Consistent Flow Distillation for Text-to-3D Generation
Runjie Yan, Yinbo Chen, Xiaolong Wang
TL;DR
Consistent Flow Distillation (CFD) addresses SDS-induced limitations in text-to-3D generation by enforcing cross-view flow consistency during diffusion-based distillation. It reformulates guidance through clean-flow variables derived from PF-ODE/SDE and introduces a multi-view Noise Transport Equation to align noise textures across camera views on the object surface, enabling gradient-based optimization of differentiable 3D representations. CFD supports high-quality, diverse 3D outputs with negligible extra cost relative to SDS and applies across NeRF, 3D Gaussian Splatting, and mesh paradigms using various diffusion teachers. Empirically, CFD outperforms prior score-distillation methods on standard quality and alignment metrics, while ablations validate the importance of its noise design and flow-consistency mechanism for robust 3D synthesis from text prompts.
Abstract
Score Distillation Sampling (SDS) has made significant strides in distilling image-generative models for 3D generation. However, its maximum-likelihood-seeking behavior often leads to degraded visual quality and diversity, limiting its effectiveness in 3D applications. In this work, we propose Consistent Flow Distillation (CFD), which addresses these limitations. We begin by leveraging the gradient of the diffusion ODE or SDE sampling process to guide the 3D generation.

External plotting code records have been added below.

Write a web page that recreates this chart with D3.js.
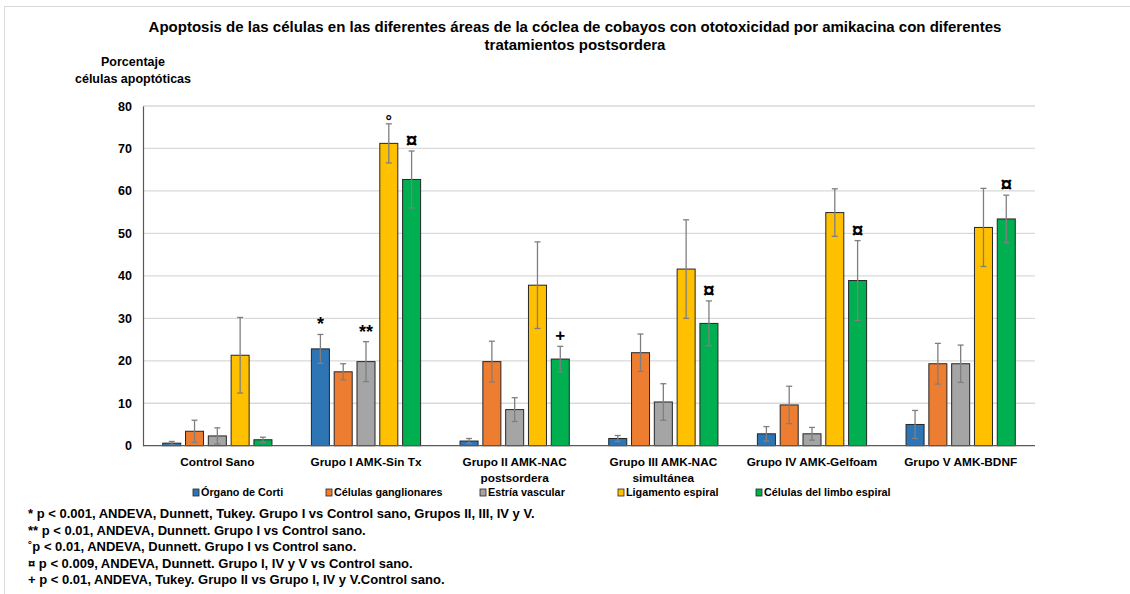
<!DOCTYPE html>
<html>
<head>
<meta charset="utf-8">
<script src="https://cdn.jsdelivr.net/npm/d3@7"></script>
<style>
  body { margin: 0; background: #fff; }
  svg { font-family: "Liberation Sans", Arial, sans-serif; }
</style>
</head>
<body>
<svg id="chart" width="1130" height="594"></svg>
<script>
// datos
let grupos = ["Control Sano", "Grupo I AMK-Sin Tx", "Grupo II AMK-NAC postsordera",
              "Grupo III AMK-NAC simultánea", "Grupo IV AMK-Gelfoam", "Grupo V AMK-BDNF"];
let etiquetas = [["Control Sano"], ["Grupo I AMK-Sin Tx"], ["Grupo II AMK-NAC", "postsordera"],
                 ["Grupo III AMK-NAC", "simultánea"], ["Grupo IV AMK-Gelfoam"], ["Grupo V AMK-BDNF"]];
let series = ["Órgano de Corti", "Células ganglionares", "Estría vascular", "Ligamento espiral", "Células del limbo espiral"];

let organoCorti   = [0.6, 22.8, 1.1, 1.7, 2.8, 5.0];
let ganglionares  = [3.4, 17.4, 19.8, 21.9, 9.6, 19.3];
let estria        = [2.3, 19.8, 8.5, 10.3, 2.8, 19.3];
let ligamento     = [21.3, 71.2, 37.8, 41.6, 54.9, 51.4];
let limbo         = [1.4, 62.7, 20.4, 28.8, 38.9, 53.4];

let errCorti      = [0.4, 3.4, 0.6, 0.7, 1.7, 3.3];
let errGanglion   = [2.6, 1.9, 4.8, 4.4, 4.4, 4.8];
let errEstria     = [1.9, 4.7, 2.8, 4.3, 1.5, 4.4];
let errLigamento  = [8.9, 4.6, 10.2, 11.6, 5.6, 9.2];
let errLimbo      = [0.6, 6.7, 3.0, 5.3, 9.4, 5.6];

let valores = [organoCorti, ganglionares, estria, ligamento, limbo];
let errores = [errCorti, errGanglion, errEstria, errLigamento, errLimbo];

// marcas de significancia: [grupo, serie, simbolo]
let marcas = [[1, 0, "*"], [1, 2, "**"], [1, 3, "°"], [1, 4, "¤"],
              [2, 4, "+"], [3, 4, "¤"], [4, 4, "¤"], [5, 4, "¤"]];

let ticksY = [0, 10, 20, 30, 40, 50, 60, 70, 80];

let notas = ["* p < 0.001, ANDEVA, Dunnett, Tukey. Grupo I vs Control sano, Grupos II, III, IV y V.",
             "** p < 0.01, ANDEVA, Dunnett. Grupo I vs Control sano.",
             "˚p < 0.01, ANDEVA, Dunnett. Grupo I vs Control sano.",
             "¤ p < 0.009, ANDEVA, Dunnett. Grupo I, IV y V vs Control sano.",
             "+ p < 0.01, ANDEVA, Tukey. Grupo II vs Grupo I, IV y V.Control sano."];

let colores = ["#2E75B6", "#ED7D31", "#A5A5A5", "#FFC000", "#00B050"];

let svg = d3.select("#chart");

// marco
svg.append("rect").attr("x", 4.5).attr("y", 6.5).attr("width", 1140).attr("height", 600)
    .attr("fill", "none").attr("stroke", "#d9d9d9");

let mIzq = 143, mDer = 1035, mSup = 106, mInf = 445.7;

let x0 = d3.scaleBand().domain(grupos).range([mIzq, mDer]);
let x1 = d3.scaleBand().domain(series).range([0, x0.bandwidth()])
    .paddingInner(0.21).paddingOuter(0.865);
let y = d3.scaleLinear().domain([0, 80]).range([mInf, mSup]);

// titulo
svg.append("text").attr("x", 575).attr("y", 32).attr("text-anchor", "middle")
    .attr("font-size", "15px").attr("font-weight", "bold")
    .text("Apoptosis de las células en las diferentes áreas de la cóclea de cobayos con ototoxicidad por amikacina con diferentes");
svg.append("text").attr("x", 575).attr("y", 50).attr("text-anchor", "middle")
    .attr("font-size", "15px").attr("font-weight", "bold")
    .text("tratamientos postsordera");

svg.append("text").attr("x", 133).attr("y", 66).attr("text-anchor", "middle")
    .attr("font-size", "12.5px").attr("font-weight", "bold").text("Porcentaje");
svg.append("text").attr("x", 133).attr("y", 83).attr("text-anchor", "middle")
    .attr("font-size", "12.5px").attr("font-weight", "bold").text("células apoptóticas");

// rejilla
svg.append("g").selectAll("line").data(ticksY.filter(d => d > 0)).enter()
    .append("line")
    .attr("x1", mIzq).attr("x2", mDer)
    .attr("y1", d => y(d)).attr("y2", d => y(d))
    .attr("stroke", "#d9d9d9").attr("stroke-width", 1.3);

// eje y
let ejeY = svg.append("g").attr("transform", `translate(${mIzq},0)`)
    .call(d3.axisLeft(y).tickValues(ticksY).tickSize(0).tickPadding(11));
ejeY.select(".domain").attr("stroke", "#595959").attr("stroke-width", 1.2);
ejeY.selectAll("text").attr("font-size", "12.5px").attr("font-weight", "bold")
    .attr("fill", "#000").attr("font-family", "Liberation Sans, Arial, sans-serif");

// barras
let filas = [];
grupos.forEach((g, i) => {
    series.forEach((s, j) => {
        filas.push({grupo: g, gi: i, serie: s, si: j, v: valores[j][i], e: errores[j][i]});
    });
});

svg.append("g").selectAll("rect").data(filas).enter()
    .append("rect")
    .attr("x", d => x0(d.grupo) + x1(d.serie))
    .attr("y", d => y(d.v))
    .attr("width", x1.bandwidth())
    .attr("height", d => y(0) - y(d.v))
    .attr("fill", d => colores[d.si])
    .attr("stroke", "#262626").attr("stroke-width", 1);

// barras de error
let eb = svg.append("g").selectAll("g").data(filas).enter().append("g")
    .attr("stroke", "#7f7f7f").attr("stroke-width", 1.3);
let cx = d => x0(d.grupo) + x1(d.serie) + x1.bandwidth() / 2;
eb.append("line").attr("x1", cx).attr("x2", cx)
    .attr("y1", d => y(d.v + d.e)).attr("y2", d => y(Math.max(0, d.v - d.e)));
eb.append("line").attr("x1", d => cx(d) - 3).attr("x2", d => cx(d) + 3)
    .attr("y1", d => y(d.v + d.e)).attr("y2", d => y(d.v + d.e));
eb.append("line").attr("x1", d => cx(d) - 3).attr("x2", d => cx(d) + 3)
    .attr("y1", d => y(Math.max(0, d.v - d.e))).attr("y2", d => y(Math.max(0, d.v - d.e)));

// eje x
svg.append("line").attr("x1", mIzq).attr("x2", mDer).attr("y1", y(0)).attr("y2", y(0))
    .attr("stroke", "#595959").attr("stroke-width", 1.3);

// marcas de significancia
let desp = {"*": -4, "**": -4, "°": 3, "¤": -4, "+": -5};
let tam = {"*": "18px", "**": "18px", "°": "16px", "¤": "21px", "+": "17px"};
svg.append("g").selectAll("text").data(marcas).enter()
    .append("text")
    .attr("x", d => x0(grupos[d[0]]) + x1(series[d[1]]) + x1.bandwidth() / 2)
    .attr("y", d => y(valores[d[1]][d[0]] + errores[d[1]][d[0]]) + desp[d[2]])
    .attr("text-anchor", "middle")
    .attr("font-size", d => tam[d[2]])
    .attr("font-weight", "bold")
    .text(d => d[2]);

// etiquetas de categorias
let cat = svg.append("g").selectAll("text").data(etiquetas).enter()
    .append("text")
    .attr("x", (d, i) => x0(grupos[i]) + x0.bandwidth() / 2)
    .attr("y", 466)
    .attr("text-anchor", "middle")
    .attr("font-size", "11.8px").attr("font-weight", "bold");
cat.selectAll("tspan").data(d => d).enter().append("tspan")
    .attr("x", function() { return d3.select(this.parentNode).attr("x"); })
    .attr("dy", (d, i) => i == 0 ? 0 : 16)
    .text(d => d);

// leyenda
let posLeyenda = [193, 326, 480, 618, 756];
let ley = svg.append("g").selectAll("g").data(series).enter().append("g")
    .attr("transform", (d, i) => `translate(${posLeyenda[i]},496)`);
ley.append("rect").attr("x", 0).attr("y", -7).attr("width", 6).attr("height", 7)
    .attr("fill", (d, i) => colores[i]).attr("stroke", "#262626").attr("stroke-width", 0.8);
ley.append("text").attr("x", 8).attr("y", 0).attr("font-size", "10.8px").attr("font-weight", "bold")
    .text(d => d);

// notas
svg.append("g").selectAll("text").data(notas).enter()
    .append("text")
    .attr("x", 28).attr("y", (d, i) => 518 + i * 16.6)
    .attr("font-size", "13px").attr("font-weight", "bold")
    .text(d => d);
</script>
</body>
</html>
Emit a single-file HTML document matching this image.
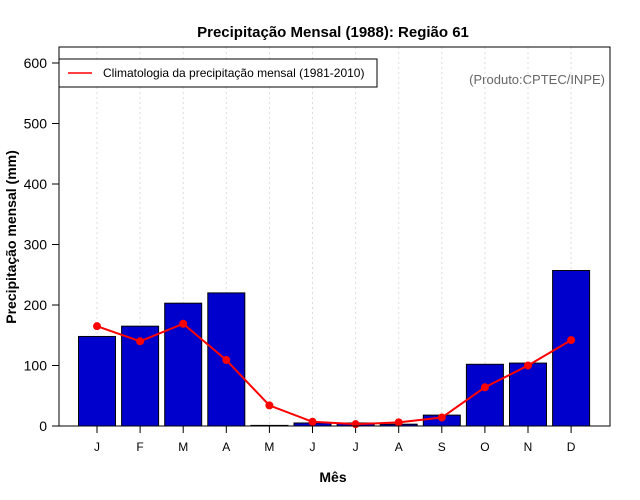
<!DOCTYPE html>
<html><head><meta charset="utf-8"><style>
body{margin:0;background:#fff;}
svg{display:block;font-family:"Liberation Sans","DejaVu Sans",sans-serif;}
</style></head><body>
<svg id="chart" width="640" height="500">
<text x="333" y="37" text-anchor="middle" font-size="15" font-weight="bold">Precipitação Mensal (1988): Região 61</text>
<text x="333" y="482" text-anchor="middle" font-size="14" font-weight="bold">Mês</text>
<text transform="translate(16,237) rotate(-90)" text-anchor="middle" font-size="14" font-weight="bold">Precipitação mensal (mm)</text>
<text x="605" y="84" text-anchor="end" font-size="13" fill="#666">(Produto:CPTEC/INPE)</text>
<g id="grid"></g><g id="bars"></g><g id="axes"></g><g id="line"></g>
<rect x="59" y="47" width="551" height="379" fill="none" stroke="#000"/>
<g>
<rect x="59" y="59" width="318" height="28" fill="#fff" stroke="#000"/>
<line x1="68" y1="73" x2="92" y2="73" stroke="red" stroke-width="1.5"/>
<text x="103" y="77" font-size="12">Climatologia da precipitação mensal (1981-2010)</text>
</g>
</svg>
<script>
const months=["J","F","M","A","M","J","J","A","S","O","N","D"];
const precip=[148,165,203,220,1,5,5,3,18,102,104,257];
const climatology=[165,140,169,109,34,7,3,6,14,64,100,142];
const yTicks=[0,100,200,300,400,500,600];
const NS="http://www.w3.org/2000/svg";
const x=i=>97+i*43.1;
const y=v=>426-v*(363/600);
function mk(t,a,p){const e=document.createElementNS(NS,t);for(const k in a)e.setAttribute(k,a[k]);p.appendChild(e);return e;}
const G=document.getElementById('grid'),B=document.getElementById('bars'),A=document.getElementById('axes'),L=document.getElementById('line');
months.forEach((m,i)=>{
 const g=mk('line',{x1:x(i),x2:x(i),y1:47,y2:426,stroke:'#ddd','stroke-dasharray':'2,3'},G);
 
 
 const r=mk('rect',{x:x(i)-18.5,y:y(precip[i]),width:37,height:426-y(precip[i]),fill:'#0000cd',stroke:'#000','stroke-width':1},B);
 
 
 const t=mk('line',{x1:x(i),x2:x(i),y1:426,y2:433,stroke:'#000'},A);
 
 
 const l=mk('text',{x:x(i),y:451,'text-anchor':'middle','font-size':12},A);l.textContent=m;
 
 
});
yTicks.forEach(v=>{
 const t=mk('line',{x1:52,x2:59,y1:y(v),y2:y(v),stroke:'#000'},A);
 
 
 const l=mk('text',{x:47,y:y(v)+5,'text-anchor':'end','font-size':14},A);l.textContent=v;
 
 
});
const pl=mk('polyline',{points:climatology.map((v,i)=>x(i)+','+y(v)).join(' '),fill:'none',stroke:'red','stroke-width':2},L);


climatology.forEach((v,i)=>{
 const c=mk('circle',{cx:x(i),cy:y(v),r:4,fill:'red'},L);
 
 
});
</script>
</body></html>
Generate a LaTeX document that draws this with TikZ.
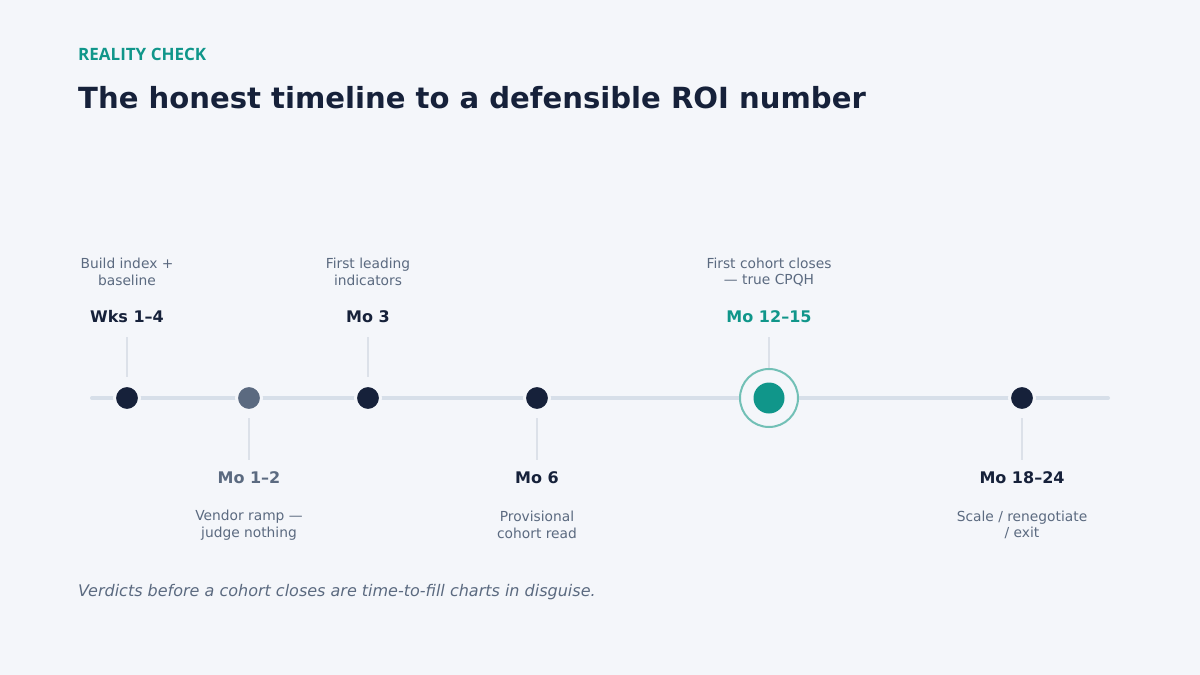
\documentclass[tikz,border=0pt]{standalone}
\usepackage{fontspec}
\setmainfont{DejaVu Sans}
\newfontfamily\kickerfont{Open Sans}
\definecolor{bg}{HTML}{F4F6FA}
\definecolor{ink}{HTML}{16213A}
\definecolor{muted}{HTML}{5B6A80}
\definecolor{teal}{HTML}{10968A}
\definecolor{tealring}{HTML}{72C0B6}
\definecolor{track}{HTML}{D7DFE9}
\definecolor{tick}{HTML}{DCE1E9}
\begin{document}
\begin{tikzpicture}[x=1pt,y=-1pt,
  dot/.style={circle,fill=#1,draw=bg,line width=3pt,minimum size=25pt,inner sep=0pt},
  when/.style={font=\fontsize{16}{19}\selectfont\bfseries,text=#1,anchor=center},
  desc/.style={font=\fontsize{13.8}{16.5}\selectfont,text=muted,align=center,anchor=center},
  tickline/.style={draw=tick,line width=1.5pt}]
\fill[bg] (0,0) rectangle (1200,675);
\useasboundingbox (0,0) rectangle (1200,675);
\node[anchor=west,text=teal,font=\kickerfont\fontsize{17}{20}\selectfont\bfseries,inner sep=0pt] (kicker) at (78,54) {REALITY CHECK};
\node[anchor=west,text=ink,font=\fontsize{29.1}{33}\selectfont\bfseries,inner sep=0pt] (title) at (78,98) {The honest timeline to a defensible ROI number};
% track
\coordinate (tl) at (92,398);
\coordinate (tr) at (1108,398);
\draw[track,line width=4pt,line cap=round] (tl) -- (tr);
% ticks
\coordinate (u1a) at (127,337); \coordinate (u1b) at (127,377);
\coordinate (u3a) at (368,337); \coordinate (u3b) at (368,377);
\coordinate (u5a) at (769,337); \coordinate (u5b) at (769,377);
\coordinate (d2a) at (249,418); \coordinate (d2b) at (249,460);
\coordinate (d4a) at (537,418); \coordinate (d4b) at (537,460);
\coordinate (d6a) at (1022,418); \coordinate (d6b) at (1022,460);
\draw[tickline] (u1a) -- (u1b);
\draw[tickline] (u3a) -- (u3b);
\draw[tickline] (u5a) -- (u5b);
\draw[tickline] (d2a) -- (d2b);
\draw[tickline] (d4a) -- (d4b);
\draw[tickline] (d6a) -- (d6b);
% dots
\node[dot=ink] (m1) at (127,398) {};
\node[dot=muted] (m2) at (249,398) {};
\node[dot=ink] (m3) at (368,398) {};
\node[dot=ink] (m4) at (537,398) {};
\node[circle,fill=bg,draw=tealring,line width=2pt,minimum size=58pt,inner sep=0pt] (m5ring) at (769,398) {};
\node[circle,fill=teal,minimum size=31pt,inner sep=0pt] (m5) at (769,398) {};
\node[dot=ink] (m6) at (1022,398) {};
% labels above
\node[when=ink] (w1) at (127,317) {Wks 1–4};
\node[desc] (t1) at (127,272) {Build index +\\baseline};
\node[when=ink] (w3) at (368,317) {Mo 3};
\node[desc] (t3) at (368,272) {First leading\\indicators};
\node[when=teal] (w5) at (769,317) {Mo 12–15};
\node[desc] (t5) at (769,272) {First cohort closes\\— true CPQH};
% labels below
\node[when=muted] (w2) at (249,478) {Mo 1–2};
\node[desc] (t2) at (249,525) {Vendor ramp —\\judge nothing};
\node[when=ink] (w4) at (537,478) {Mo 6};
\node[desc] (t4) at (537,525) {Provisional\\cohort read};
\node[when=ink] (w6) at (1022,478) {Mo 18–24};
\node[desc] (t6) at (1022,525) {Scale / renegotiate\\/ exit};
% footer
\node[anchor=west,text=muted,font=\fontsize{16}{19}\selectfont\itshape,inner sep=0pt] (foot) at (78,592) {Verdicts before a cohort closes are time-to-fill charts in disguise.};
\end{tikzpicture}
\end{document}
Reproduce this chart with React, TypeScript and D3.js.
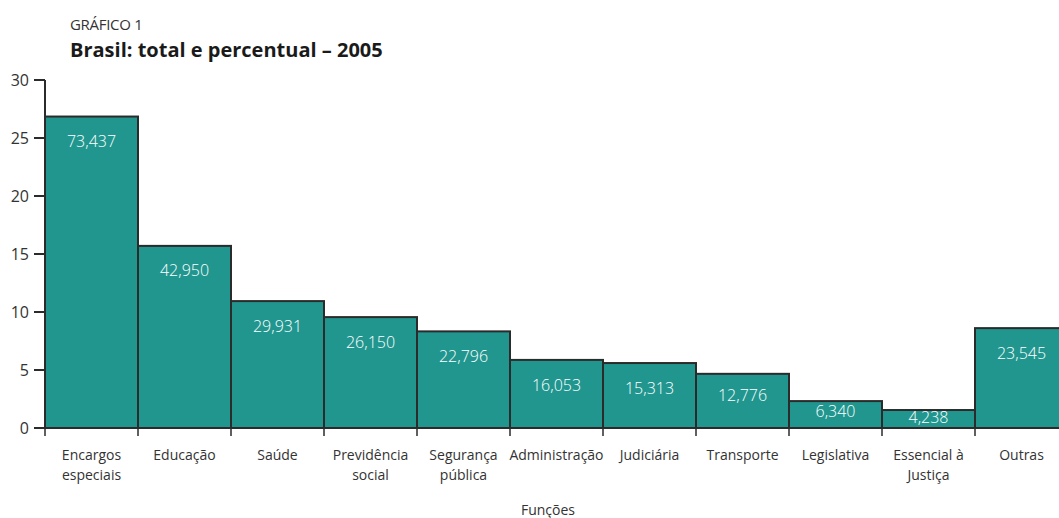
import React from "react";
import * as d3 from "d3";

const categories: string[][] = [
  ["Encargos", "especiais"],
  ["Educação"],
  ["Saúde"],
  ["Previdência", "social"],
  ["Segurança", "pública"],
  ["Administração"],
  ["Judiciária"],
  ["Transporte"],
  ["Legislativa"],
  ["Essencial à", "Justiça"],
  ["Outras"],
];
const percents = [26.85, 15.7, 10.94, 9.56, 8.33, 5.87, 5.6, 4.67, 2.32, 1.55, 8.61];
const totals = ["73,437", "42,950", "29,931", "26,150", "22,796", "16,053", "15,313", "12,776", "6,340", "4,238", "23,545"];
const yTicks = [0, 5, 10, 15, 20, 25, 30];

const FONT = "'Open Sans', 'Noto Sans', sans-serif";
const TEAL = "#21968f";
const STROKE = "#2b2b2b";

export default function App() {
  const W = 1059, H = 518;
  const x0 = 45;
  const step = 93;
  const keys = categories.map((c) => c.join(" "));
  const x = d3.scaleBand<string>().domain(keys).range([x0, x0 + step * keys.length]).padding(0);
  const y = d3.scaleLinear().domain([0, 30]).range([428, 80]);
  const base = y(0);

  return (
    <svg width={W} height={H} style={{ position: "absolute", left: 0, top: 0, overflow: "hidden", background: "#fff" }}>
      <text x={70} y={30} fontFamily={FONT} fontSize={15} fill="#333" letterSpacing={-0.3}>GRÁFICO 1</text>
      <text x={70} y={57} fontFamily={FONT} fontSize={20} fontWeight="bold" fill="#1a1a1a">Brasil: total e percentual – 2005</text>

      {percents.map((p, i) => {
        const bx = x(keys[i])!;
        const top = y(p);
        return (
          <rect key={"b" + i} x={bx} y={top} width={x.bandwidth()} height={base - top}
            fill={TEAL} stroke={STROKE} strokeWidth={2} />
        );
      })}

      {percents.map((p, i) => {
        const bx = x(keys[i])! + x.bandwidth() / 2;
        const top = y(p);
        const off = Math.min(25, (base - top) * 0.4);
        return (
          <text key={"l" + i} x={bx} y={top + off} dy="0.35em" textAnchor="middle"
            fontFamily={FONT} fontSize={16} fontWeight={300} fill="#fff">{totals[i]}</text>
        );
      })}

      {/* y axis */}
      <line x1={x0} x2={x0} y1={y(30)} y2={base} stroke={STROKE} strokeWidth={2} />
      {yTicks.map((t) => (
        <g key={"y" + t}>
          <line x1={34} x2={x0} y1={y(t)} y2={y(t)} stroke={STROKE} strokeWidth={2} />
          <text x={29} y={y(t)} dy="0.35em" textAnchor="end" fontFamily={FONT} fontSize={16} fill="#333">{t}</text>
        </g>
      ))}

      {/* x axis */}
      <line x1={34} x2={W} y1={base} y2={base} stroke={STROKE} strokeWidth={2} />
      {keys.map((k, i) => (
        <line key={"xt" + i} x1={x(k)!} x2={x(k)!} y1={base} y2={base + 8} stroke={STROKE} strokeWidth={1.5} />
      ))}
      {categories.map((lines, i) => (
        <text key={"xl" + i} x={x(keys[i])! + x.bandwidth() / 2} y={460} textAnchor="middle"
          fontFamily={FONT} fontSize={14} fill="#333">
          {lines.map((ln, j) => (
            <tspan key={j} x={x(keys[i])! + x.bandwidth() / 2} dy={j === 0 ? 0 : 20}>{ln}</tspan>
          ))}
        </text>
      ))}
      <text x={548} y={515} textAnchor="middle" fontFamily={FONT} fontSize={14} fill="#333">Funções</text>
    </svg>
  );
}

From the gradient-based sampling perspective, we find that the consistency of 2D image flows across different viewpoints is important for high-quality 3D generation. To achieve this, we introduce multi-view consistent Gaussian noise on the 3D object, which can be rendered from various viewpoints to compute the flow gradient. Our experiments demonstrate that CFD, through consistent flows, significantly outperforms previous methods in text-to-3D generation.